Millions of individual stories are lost to us forever. By preserving the stories written by survivors and making them widely available to a broad audience, the Holocaust Survivor Memoirs series seeks to sustain the memory of all those who perished at the hands of hatred, abetted by indifference and apathy. The personal accounts of those who survived against all odds are as different as the people who wrote them, but all demonstrate the courage, strength, wit and luck that it took to prevail and survive in such terrible adversity. The memoirs are also moving tributes to people – strangers and friends – who risked their lives to help others, and who, through acts of kindness and decency in the darkest of moments, frequently helped the persecuted maintain faith in humanity and courage to endure. These accounts offer inspiration to all, as does the survivors’ desire to share their experiences so that new generations can learn from them.
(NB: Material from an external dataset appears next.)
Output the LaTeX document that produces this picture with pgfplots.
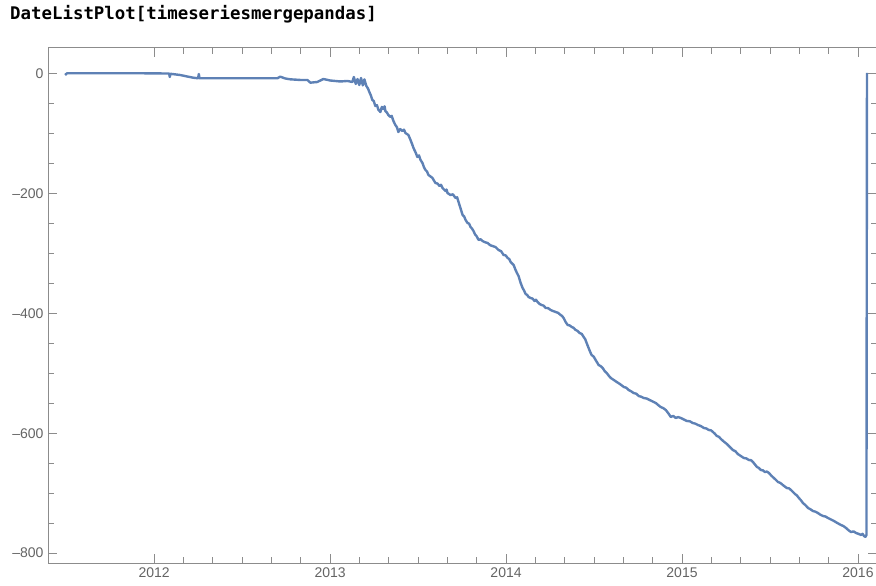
\documentclass[border=0pt]{standalone}
\usepackage{pgfplots}
\pgfplotsset{compat=1.18}
\usepackage{fontspec}
\setmainfont{Liberation Sans}
\newfontfamily\codefont{DejaVu Sans Mono}
\definecolor{mmablue}{RGB}{94,129,181}
\definecolor{framegray}{RGB}{140,140,140}
\definecolor{labelgray}{RGB}{100,100,100}

\begin{document}
\begin{tikzpicture}
\path[use as bounding box] (-48bp,-23bp) rectangle (828bp,563bp);
\node[anchor=west, inner sep=0pt] at (-38bp,549bp)
  {\fontsize{17.4bp}{20bp}\selectfont\codefont\bfseries DateListPlot[timeseriesmergepandas]};
\begin{axis}[
  scale only axis,
  width=829bp, height=515bp,
  at={(0,0)}, anchor=south west,
  xmin=2011.397, xmax=2016.108,
  ymin=-816.7, ymax=43.4,
  xtick={2012,2013,2014,2015,2016},
  xticklabels={2012,2013,2014,2015,2016},
  minor x tick num=5,
  ytick={-800,-600,-400,-200,0},
  yticklabels={\textendash800,\textendash600,\textendash400,\textendash200,0},
  minor y tick num=3,
  major tick length=9.5bp,
  minor tick length=6bp,
  tick align=inside,
  axis line style={framegray, line width=1bp},
  tick style={framegray, line width=1bp},
  ticklabel style={font=\fontsize{14bp}{16bp}\selectfont, text=labelgray},
  xticklabel style={yshift=-1bp},
  yticklabel style={xshift=-1bp},
  /pgf/number format/assume math mode=true,
]
\addplot[mmablue, line width=2.4bp, line join=round] coordinates {
(2011.494,-1.7) (2011.505,1.2) (2011.693,1.2) (2011.920,1.2) (2012.074,0.8)
(2012.085,0.8) (2012.089,-5) (2012.093,0.3) (2012.148,-1.7) (2012.188,-4.2)
(2012.222,-6.2) (2012.250,-7.2) (2012.254,0) (2012.258,-7.2) (2012.489,-7.2)
(2012.700,-7.2) (2012.717,-4.5) (2012.745,-7.5) (2012.774,-8.9) (2012.831,-10)
(2012.871,-10) (2012.888,-14.5) (2012.927,-13.4) (2012.962,-8.4) (2013.001,-10.9)
(2013.058,-12.5) (2013.098,-11.7) (2013.127,-13.4) (2013.135,-5) (2013.146,-16.7)
(2013.156,-8.4) (2013.166,-18.4) (2013.176,-6.7) (2013.186,-19) (2013.195,-9)
(2013.206,-20) (2013.215,-24) (2013.223,-30) (2013.232,-36) (2013.240,-43.4)
(2013.248,-45) (2013.257,-53.4) (2013.266,-52) (2013.275,-60) (2013.286,-63.5)
(2013.294,-55) (2013.303,-58.5) (2013.310,-54) (2013.314,-61.8) (2013.322,-64)
(2013.331,-68.5) (2013.343,-71.8) (2013.350,-70) (2013.360,-78.5) (2013.371,-85.2)
(2013.380,-89) (2013.388,-96.9) (2013.398,-92) (2013.411,-95.2) (2013.420,-93)
(2013.428,-98.5) (2013.445,-101.9) (2013.457,-110.2) (2013.466,-117) (2013.474,-123.6)
(2013.486,-131) (2013.496,-138.6) (2013.505,-136) (2013.514,-143.6) (2013.525,-148.6)
(2013.534,-156) (2013.542,-160.3) (2013.551,-163) (2013.559,-168.7) (2013.570,-171)
(2013.582,-173.7) (2013.590,-178) (2013.599,-182) (2013.610,-183) (2013.622,-187)
(2013.630,-185) (2013.639,-190.4) (2013.656,-195.4) (2013.662,-193) (2013.667,-198.7)
(2013.684,-202.1) (2013.698,-201) (2013.713,-207.1) (2013.722,-206) (2013.730,-213.8)
(2013.742,-225) (2013.753,-235.5) (2013.762,-238) (2013.770,-243.8) (2013.781,-248.8)
(2013.790,-250) (2013.798,-255.5) (2013.806,-258) (2013.815,-262.2) (2013.824,-268)
(2013.832,-270.6) (2013.844,-277.2) (2013.855,-276) (2013.866,-278.9) (2013.880,-281)
(2013.895,-282.2) (2013.910,-286) (2013.923,-287.3) (2013.940,-289) (2013.957,-293.9)
(2013.972,-296) (2013.986,-302.3) (2013.998,-303) (2014.009,-307.3) (2014.018,-309)
(2014.026,-314) (2014.043,-319) (2014.054,-327.3) (2014.063,-333) (2014.071,-337.4)
(2014.083,-349) (2014.094,-357.4) (2014.103,-362) (2014.111,-367.4) (2014.120,-369)
(2014.128,-372.4) (2014.139,-374.1) (2014.150,-375) (2014.162,-379.1) (2014.170,-377)
(2014.179,-380.8) (2014.190,-384) (2014.202,-385.8) (2014.214,-387) (2014.225,-390.8)
(2014.239,-391) (2014.253,-394.1) (2014.268,-396) (2014.282,-397.5) (2014.296,-399)
(2014.310,-402.5) (2014.318,-404) (2014.327,-407.5) (2014.338,-414) (2014.350,-419.2)
(2014.362,-420) (2014.373,-422.5) (2014.384,-424) (2014.395,-427.5) (2014.406,-429)
(2014.418,-432.6) (2014.430,-434) (2014.441,-439.2) (2014.450,-443) (2014.458,-449.3)
(2014.469,-457.6) (2014.478,-464) (2014.486,-469.3) (2014.498,-472) (2014.509,-477.7)
(2014.518,-482) (2014.526,-486) (2014.538,-488) (2014.549,-491) (2014.560,-496)
(2014.572,-499.4) (2014.584,-504) (2014.595,-507.7) (2014.612,-511) (2014.629,-514.4)
(2014.648,-518) (2014.669,-522.7) (2014.683,-524) (2014.697,-527.8) (2014.711,-530)
(2014.725,-532.8) (2014.740,-534) (2014.754,-537.8) (2014.768,-539) (2014.782,-541.1)
(2014.799,-542) (2014.816,-544.5) (2014.834,-547) (2014.851,-549.5) (2014.865,-553)
(2014.879,-556.2) (2014.893,-558) (2014.908,-561.2) (2014.925,-567.8) (2014.936,-572.8)
(2014.950,-571) (2014.964,-574.5) (2014.978,-573) (2014.993,-574.5) (2015.010,-577)
(2015.027,-579.5) (2015.044,-580) (2015.061,-582.9) (2015.076,-584) (2015.090,-586.2)
(2015.107,-588) (2015.124,-591.2) (2015.138,-592) (2015.152,-594.6) (2015.164,-595)
(2015.176,-597.9) (2015.187,-601) (2015.198,-604.6) (2015.210,-606) (2015.221,-609.6)
(2015.238,-614) (2015.255,-618) (2015.272,-623) (2015.289,-628) (2015.303,-630)
(2015.317,-634.7) (2015.334,-638) (2015.351,-641.3) (2015.365,-642) (2015.380,-644.7)
(2015.392,-645) (2015.403,-648) (2015.414,-652) (2015.426,-656.4) (2015.437,-658)
(2015.448,-661.4) (2015.460,-662) (2015.471,-664.8) (2015.482,-664) (2015.494,-666.4)
(2015.508,-671) (2015.522,-674.8) (2015.534,-678) (2015.545,-681.4) (2015.559,-683)
(2015.573,-686.5) (2015.584,-689) (2015.596,-691.5) (2015.608,-692) (2015.619,-694.8)
(2015.630,-698) (2015.642,-701.5) (2015.653,-704) (2015.664,-708.1) (2015.676,-712)
(2015.687,-716.5) (2015.701,-720) (2015.716,-724.8) (2015.730,-727) (2015.744,-729.9)
(2015.758,-731) (2015.772,-733.2) (2015.786,-736) (2015.801,-738.2) (2015.815,-739)
(2015.829,-741.5) (2015.846,-744) (2015.863,-746.5) (2015.883,-750) (2015.903,-753.2)
(2015.917,-755) (2015.932,-758.2) (2015.946,-762) (2015.960,-764.9) (2015.975,-764)
(2015.989,-766.6) (2016.003,-768) (2016.017,-769.9) (2016.026,-768) (2016.034,-771.6)
(2016.042,-773) (2016.048,-770) (2016.051,2)
};
\end{axis}
\end{tikzpicture}
\end{document}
The Holocaust Survivor Memoirs Program collects, archives and publishes these distinctive records. The first series of seven volumes – four in English and three in French – was launched in the fall of 2007. Series 1 was honoured with a 2008 Gold Medal at the 12th Annual Independent Publisher Book Awards in Los Angeles and one title, Bits and Pieces by Henia Reinhartz received the Canadian Society for Yad Vashem Award in the Holocaust Memoir and Literature category at the 2008 Canadian Jewish Book Awards in Toronto. Series 2 – comprised of five titles in English and three in French – was launched in Montreal and Toronto in June 2009.

The program has now collected some 170 individual memoirs and ongoing outreach has inspired many survivors to at last write about their experiences. Print editions of the Azrieli Series are available free of charge to libraries, schools and Holocaust-education programs across Canada, and to the general public at Azrieli Foundation educational events. Online editions of the books are available for free download on our web site, www.azrielifoundation.org.

Note: While many of the memoirs are suitable for readers 14+, the series as a whole is intended for senior high school and adult readers.